Using data from the Judicial Yellow Book and a database of federal court cases, the researchers find that judges who hear more cases alongside female colleagues are 4 percentage points more likely to hire at least one female law clerk in the following year. They also examine whether exposure differentially affects judges who vary in meaningful ways — by gender, age, experience level, political affiliation, status, quality, and current law clerk staff composition. The effects of exposure to female judicial colleagues are larger for men, for judges whose current roster of law clerks is majority male, and for less-experienced judges. For example, male judges who hear more cases alongside female judges are 4.3 percentage points more likely to hire a female law clerk subsequently, while female judges who hear more cases alongside female judges are 1.6 percentage points more likely to hire a female law clerk subsequently.
We find that the proportion of female hires increases by 1.93% if you replace a son with a daughter for the existing partners in a firm. Given that about 8.03% of the new hires are female, this suggests a 24% increase in the probability of hiring a senior female investor when a son is replaced with a daughter for the existing partners. … [W]e also show that improved gender diversity, induced by parenting more daughters, improves deal and fund performances.
My guess is that not many judges or venture capitalists had previously been openly vowing not to hire women as clerks or as as part of venture capital firms; indeed, I\’m sure many of had previous hired a few women. In addition, I doubt that these changes involved an open and conscious change-of-heart epiphany about hiring more women. I doubt that a lot of judges were muttering in their chamber: \”Well, now that I\’ve been on a panel with a female judge, I\’ll go ahead and hire more female law clerks.\” I doubt a lot of venture capitalists were muttering to themselves: \”Well, now that I have a daughter, all of a sudden women job applicants seem more plausible to me.\” Instead, it seems to me that these kinds of studies both demonstrate the existence of an unconscious bias and a mechanism for attenuating that bias.

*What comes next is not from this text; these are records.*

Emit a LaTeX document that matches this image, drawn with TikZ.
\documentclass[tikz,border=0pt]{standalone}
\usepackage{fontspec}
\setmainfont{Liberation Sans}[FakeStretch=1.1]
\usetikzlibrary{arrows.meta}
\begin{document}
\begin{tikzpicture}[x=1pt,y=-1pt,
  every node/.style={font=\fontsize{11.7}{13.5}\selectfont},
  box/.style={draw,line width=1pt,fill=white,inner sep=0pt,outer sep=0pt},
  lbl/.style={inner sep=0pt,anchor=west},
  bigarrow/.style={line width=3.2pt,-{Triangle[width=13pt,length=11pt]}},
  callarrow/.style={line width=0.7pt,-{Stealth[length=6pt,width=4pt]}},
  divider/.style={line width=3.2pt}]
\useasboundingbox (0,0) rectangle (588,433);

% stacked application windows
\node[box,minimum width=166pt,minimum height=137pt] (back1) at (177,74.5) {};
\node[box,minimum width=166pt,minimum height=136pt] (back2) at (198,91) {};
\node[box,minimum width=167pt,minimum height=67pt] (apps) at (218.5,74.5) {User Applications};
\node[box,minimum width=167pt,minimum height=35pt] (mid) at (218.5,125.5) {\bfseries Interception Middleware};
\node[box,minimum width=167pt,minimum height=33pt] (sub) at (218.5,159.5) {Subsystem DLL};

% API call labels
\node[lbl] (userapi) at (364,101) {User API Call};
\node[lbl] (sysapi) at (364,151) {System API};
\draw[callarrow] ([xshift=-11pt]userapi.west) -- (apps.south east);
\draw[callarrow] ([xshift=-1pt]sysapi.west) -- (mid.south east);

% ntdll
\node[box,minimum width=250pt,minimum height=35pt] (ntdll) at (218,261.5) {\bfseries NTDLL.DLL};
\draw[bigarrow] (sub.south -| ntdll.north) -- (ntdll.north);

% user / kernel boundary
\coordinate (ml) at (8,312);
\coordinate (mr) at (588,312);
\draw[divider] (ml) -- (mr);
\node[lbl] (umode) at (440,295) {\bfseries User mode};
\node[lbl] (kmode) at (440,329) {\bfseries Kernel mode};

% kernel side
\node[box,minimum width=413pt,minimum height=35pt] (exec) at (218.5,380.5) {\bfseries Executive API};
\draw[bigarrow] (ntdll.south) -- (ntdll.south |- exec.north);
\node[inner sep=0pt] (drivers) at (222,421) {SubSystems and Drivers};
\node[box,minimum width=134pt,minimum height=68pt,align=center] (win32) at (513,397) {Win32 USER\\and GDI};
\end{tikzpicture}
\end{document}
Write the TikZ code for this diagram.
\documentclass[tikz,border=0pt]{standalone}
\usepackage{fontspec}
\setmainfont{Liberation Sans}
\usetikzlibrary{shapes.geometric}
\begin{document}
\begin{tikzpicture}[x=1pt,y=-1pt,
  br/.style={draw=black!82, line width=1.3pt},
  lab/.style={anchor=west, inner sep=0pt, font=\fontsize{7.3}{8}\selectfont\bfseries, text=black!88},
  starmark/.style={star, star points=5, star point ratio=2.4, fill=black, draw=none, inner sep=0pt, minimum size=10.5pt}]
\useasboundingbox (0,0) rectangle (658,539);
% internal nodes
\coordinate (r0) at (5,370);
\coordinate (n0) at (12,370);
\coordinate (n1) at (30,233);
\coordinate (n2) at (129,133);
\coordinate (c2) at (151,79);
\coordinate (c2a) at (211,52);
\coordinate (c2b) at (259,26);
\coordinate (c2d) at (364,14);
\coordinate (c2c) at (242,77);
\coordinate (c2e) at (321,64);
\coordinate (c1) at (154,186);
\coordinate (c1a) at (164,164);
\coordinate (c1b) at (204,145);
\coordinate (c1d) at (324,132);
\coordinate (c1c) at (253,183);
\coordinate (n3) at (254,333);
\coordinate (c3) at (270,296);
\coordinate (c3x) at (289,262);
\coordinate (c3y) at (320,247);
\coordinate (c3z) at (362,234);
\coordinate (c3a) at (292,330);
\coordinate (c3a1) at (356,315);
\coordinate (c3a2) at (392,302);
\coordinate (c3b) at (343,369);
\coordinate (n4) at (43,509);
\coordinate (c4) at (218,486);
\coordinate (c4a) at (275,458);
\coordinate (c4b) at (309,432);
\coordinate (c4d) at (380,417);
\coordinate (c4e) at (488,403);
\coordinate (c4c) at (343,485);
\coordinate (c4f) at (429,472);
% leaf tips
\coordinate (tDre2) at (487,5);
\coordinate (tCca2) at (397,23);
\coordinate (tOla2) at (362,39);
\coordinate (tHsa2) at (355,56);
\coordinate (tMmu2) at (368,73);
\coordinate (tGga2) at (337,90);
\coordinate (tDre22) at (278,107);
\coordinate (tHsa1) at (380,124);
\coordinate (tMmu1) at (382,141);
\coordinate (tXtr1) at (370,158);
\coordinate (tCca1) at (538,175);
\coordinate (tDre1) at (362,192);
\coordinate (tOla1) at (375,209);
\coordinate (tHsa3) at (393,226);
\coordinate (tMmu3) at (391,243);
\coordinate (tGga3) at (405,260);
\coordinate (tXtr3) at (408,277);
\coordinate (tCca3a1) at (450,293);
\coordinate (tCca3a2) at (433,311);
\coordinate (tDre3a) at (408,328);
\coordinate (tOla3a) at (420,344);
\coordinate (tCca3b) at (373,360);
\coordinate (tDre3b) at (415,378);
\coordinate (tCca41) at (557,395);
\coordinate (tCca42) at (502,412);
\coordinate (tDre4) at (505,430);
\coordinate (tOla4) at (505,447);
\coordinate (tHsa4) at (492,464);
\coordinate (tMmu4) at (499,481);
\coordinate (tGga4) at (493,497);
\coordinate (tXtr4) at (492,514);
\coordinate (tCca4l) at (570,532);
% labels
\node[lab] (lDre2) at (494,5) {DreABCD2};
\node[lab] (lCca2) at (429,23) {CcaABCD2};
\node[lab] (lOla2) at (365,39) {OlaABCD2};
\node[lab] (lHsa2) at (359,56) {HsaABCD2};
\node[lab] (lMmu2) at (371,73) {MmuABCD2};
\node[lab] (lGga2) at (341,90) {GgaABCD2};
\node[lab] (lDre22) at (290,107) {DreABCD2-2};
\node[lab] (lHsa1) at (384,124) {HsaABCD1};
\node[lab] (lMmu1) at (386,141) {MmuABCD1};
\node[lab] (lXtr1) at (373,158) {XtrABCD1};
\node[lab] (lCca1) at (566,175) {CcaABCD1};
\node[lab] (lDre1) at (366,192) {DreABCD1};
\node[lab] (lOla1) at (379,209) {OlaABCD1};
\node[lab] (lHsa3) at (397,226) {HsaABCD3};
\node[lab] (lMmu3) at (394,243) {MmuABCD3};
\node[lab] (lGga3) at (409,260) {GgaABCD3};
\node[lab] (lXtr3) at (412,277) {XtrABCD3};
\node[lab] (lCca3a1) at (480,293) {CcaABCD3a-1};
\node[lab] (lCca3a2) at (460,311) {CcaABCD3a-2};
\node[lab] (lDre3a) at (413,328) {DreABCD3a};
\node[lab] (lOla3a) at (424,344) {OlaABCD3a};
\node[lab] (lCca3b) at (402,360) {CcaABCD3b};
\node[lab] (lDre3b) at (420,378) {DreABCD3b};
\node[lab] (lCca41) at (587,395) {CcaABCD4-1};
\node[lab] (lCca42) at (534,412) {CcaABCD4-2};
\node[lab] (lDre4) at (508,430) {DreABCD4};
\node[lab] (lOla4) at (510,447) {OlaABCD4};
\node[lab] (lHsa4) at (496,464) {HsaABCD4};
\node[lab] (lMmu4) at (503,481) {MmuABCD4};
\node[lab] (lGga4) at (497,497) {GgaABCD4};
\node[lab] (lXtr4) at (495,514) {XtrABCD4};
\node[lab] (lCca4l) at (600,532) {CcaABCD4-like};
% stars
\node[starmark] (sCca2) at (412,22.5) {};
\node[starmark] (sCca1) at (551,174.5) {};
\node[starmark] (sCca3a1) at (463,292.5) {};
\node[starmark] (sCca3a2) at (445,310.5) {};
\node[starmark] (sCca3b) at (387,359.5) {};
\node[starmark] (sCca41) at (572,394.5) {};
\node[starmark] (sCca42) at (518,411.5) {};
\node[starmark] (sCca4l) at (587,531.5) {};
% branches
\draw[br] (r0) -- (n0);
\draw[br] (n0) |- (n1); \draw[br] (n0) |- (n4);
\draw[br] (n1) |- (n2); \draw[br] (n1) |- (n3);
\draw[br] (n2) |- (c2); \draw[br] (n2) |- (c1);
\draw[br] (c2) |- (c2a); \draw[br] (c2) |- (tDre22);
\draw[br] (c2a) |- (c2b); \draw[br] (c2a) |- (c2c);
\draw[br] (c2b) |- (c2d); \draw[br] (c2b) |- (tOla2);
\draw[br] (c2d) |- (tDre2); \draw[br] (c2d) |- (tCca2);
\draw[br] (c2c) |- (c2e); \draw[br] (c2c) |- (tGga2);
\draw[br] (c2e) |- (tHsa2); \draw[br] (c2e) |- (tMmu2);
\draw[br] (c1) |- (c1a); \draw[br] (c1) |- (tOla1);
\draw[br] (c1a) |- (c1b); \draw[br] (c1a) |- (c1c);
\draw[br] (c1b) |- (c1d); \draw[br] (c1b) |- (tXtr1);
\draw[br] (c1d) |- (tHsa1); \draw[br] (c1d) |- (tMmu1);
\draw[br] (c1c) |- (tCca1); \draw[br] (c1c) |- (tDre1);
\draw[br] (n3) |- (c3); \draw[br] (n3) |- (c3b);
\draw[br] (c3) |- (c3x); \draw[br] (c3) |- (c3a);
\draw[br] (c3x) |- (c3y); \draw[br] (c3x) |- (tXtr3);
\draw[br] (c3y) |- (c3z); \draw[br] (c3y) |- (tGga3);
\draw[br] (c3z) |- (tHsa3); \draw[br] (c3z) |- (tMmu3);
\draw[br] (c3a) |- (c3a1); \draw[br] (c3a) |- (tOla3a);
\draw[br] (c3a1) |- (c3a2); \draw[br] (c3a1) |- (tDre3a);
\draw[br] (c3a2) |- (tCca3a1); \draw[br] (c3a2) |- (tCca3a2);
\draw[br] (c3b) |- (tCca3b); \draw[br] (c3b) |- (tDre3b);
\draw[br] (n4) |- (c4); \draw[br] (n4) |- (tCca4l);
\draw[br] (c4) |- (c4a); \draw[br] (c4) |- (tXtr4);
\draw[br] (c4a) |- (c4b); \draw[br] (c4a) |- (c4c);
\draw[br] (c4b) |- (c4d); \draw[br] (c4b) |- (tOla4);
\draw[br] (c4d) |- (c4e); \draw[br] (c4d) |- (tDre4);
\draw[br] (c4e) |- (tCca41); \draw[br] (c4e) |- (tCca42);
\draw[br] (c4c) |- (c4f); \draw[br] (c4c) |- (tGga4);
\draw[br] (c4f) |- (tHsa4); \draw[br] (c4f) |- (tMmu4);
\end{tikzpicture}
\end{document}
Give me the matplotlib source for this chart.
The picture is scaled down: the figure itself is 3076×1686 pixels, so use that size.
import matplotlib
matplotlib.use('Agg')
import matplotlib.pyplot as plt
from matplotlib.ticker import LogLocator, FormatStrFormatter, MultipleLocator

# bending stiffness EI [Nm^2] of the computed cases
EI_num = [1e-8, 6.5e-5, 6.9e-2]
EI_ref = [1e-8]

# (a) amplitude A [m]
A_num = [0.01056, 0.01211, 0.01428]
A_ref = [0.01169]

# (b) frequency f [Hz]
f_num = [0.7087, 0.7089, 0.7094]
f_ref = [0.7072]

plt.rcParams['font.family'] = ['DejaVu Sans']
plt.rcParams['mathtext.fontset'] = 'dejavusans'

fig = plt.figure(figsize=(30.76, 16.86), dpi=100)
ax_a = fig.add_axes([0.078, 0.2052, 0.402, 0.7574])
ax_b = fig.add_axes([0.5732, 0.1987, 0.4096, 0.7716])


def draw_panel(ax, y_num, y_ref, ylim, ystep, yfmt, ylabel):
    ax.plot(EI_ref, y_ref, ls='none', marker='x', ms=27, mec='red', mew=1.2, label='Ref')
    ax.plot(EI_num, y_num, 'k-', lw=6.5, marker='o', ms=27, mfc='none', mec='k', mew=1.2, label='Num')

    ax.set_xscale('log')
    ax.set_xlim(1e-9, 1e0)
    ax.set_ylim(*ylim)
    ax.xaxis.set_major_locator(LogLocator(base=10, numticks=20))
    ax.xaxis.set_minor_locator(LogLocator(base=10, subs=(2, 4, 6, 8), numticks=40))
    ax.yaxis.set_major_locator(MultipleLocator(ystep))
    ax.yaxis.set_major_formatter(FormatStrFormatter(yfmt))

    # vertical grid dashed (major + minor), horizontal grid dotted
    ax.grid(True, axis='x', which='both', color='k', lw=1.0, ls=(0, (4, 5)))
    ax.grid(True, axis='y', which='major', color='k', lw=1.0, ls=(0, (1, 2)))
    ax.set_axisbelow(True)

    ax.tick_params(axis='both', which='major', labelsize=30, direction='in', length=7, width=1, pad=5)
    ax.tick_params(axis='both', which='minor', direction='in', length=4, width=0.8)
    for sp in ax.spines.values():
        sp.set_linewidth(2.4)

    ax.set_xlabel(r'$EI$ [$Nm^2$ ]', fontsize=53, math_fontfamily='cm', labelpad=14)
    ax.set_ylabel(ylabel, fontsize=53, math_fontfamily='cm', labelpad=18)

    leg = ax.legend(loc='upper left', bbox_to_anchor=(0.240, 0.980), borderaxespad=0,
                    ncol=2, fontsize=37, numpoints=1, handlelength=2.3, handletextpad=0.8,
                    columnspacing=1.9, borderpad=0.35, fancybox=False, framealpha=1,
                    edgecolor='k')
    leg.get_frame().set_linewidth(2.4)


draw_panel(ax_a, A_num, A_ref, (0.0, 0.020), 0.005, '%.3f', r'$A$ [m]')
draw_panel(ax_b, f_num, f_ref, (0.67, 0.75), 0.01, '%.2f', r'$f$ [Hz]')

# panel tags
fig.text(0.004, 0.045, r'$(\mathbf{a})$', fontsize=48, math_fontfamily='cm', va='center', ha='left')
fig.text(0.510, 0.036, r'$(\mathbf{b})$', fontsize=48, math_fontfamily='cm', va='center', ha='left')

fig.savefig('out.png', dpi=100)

[P]olicies to increase interracial contact—like limiting residential segregation—may offer a useful point of leverage. Residential and social segregation may lead to prejudice and taste-based discrimination. Pettigrew and Tropp (2006) provide a meta-analysis of 515 studies and conclude that there is strong support for “intergroup contact theory,” which proposes that contact tends to reduce prejudice. Some economists have contributed to our understanding of this topic. Carrell, Hoekstra, and West (2015), for example, found that having an additional black member in an Air Force squadron of roughly 35 people increased the probability of having a black roommate as a sophomore (usually not a freshman squadron member) by about one percentage point, or about 18 percent. Similarly, exposure to more black peers with high admissions scores increased the probability that whites reported that they had become more accepting of African Americans. Dahl, Kotsadam, and Rooth (2018) find similar positive effects on male attitudes towards female recruits from having been assigned to a squad with a woman member during boot camp in Norway. In particular, given the importance of networks in job search, social distance can directly increase racial disparities in employment (Loury 2000). These studies, together with the large literature outside economics, suggest a public interest in greater integration and reducing social distance across groups.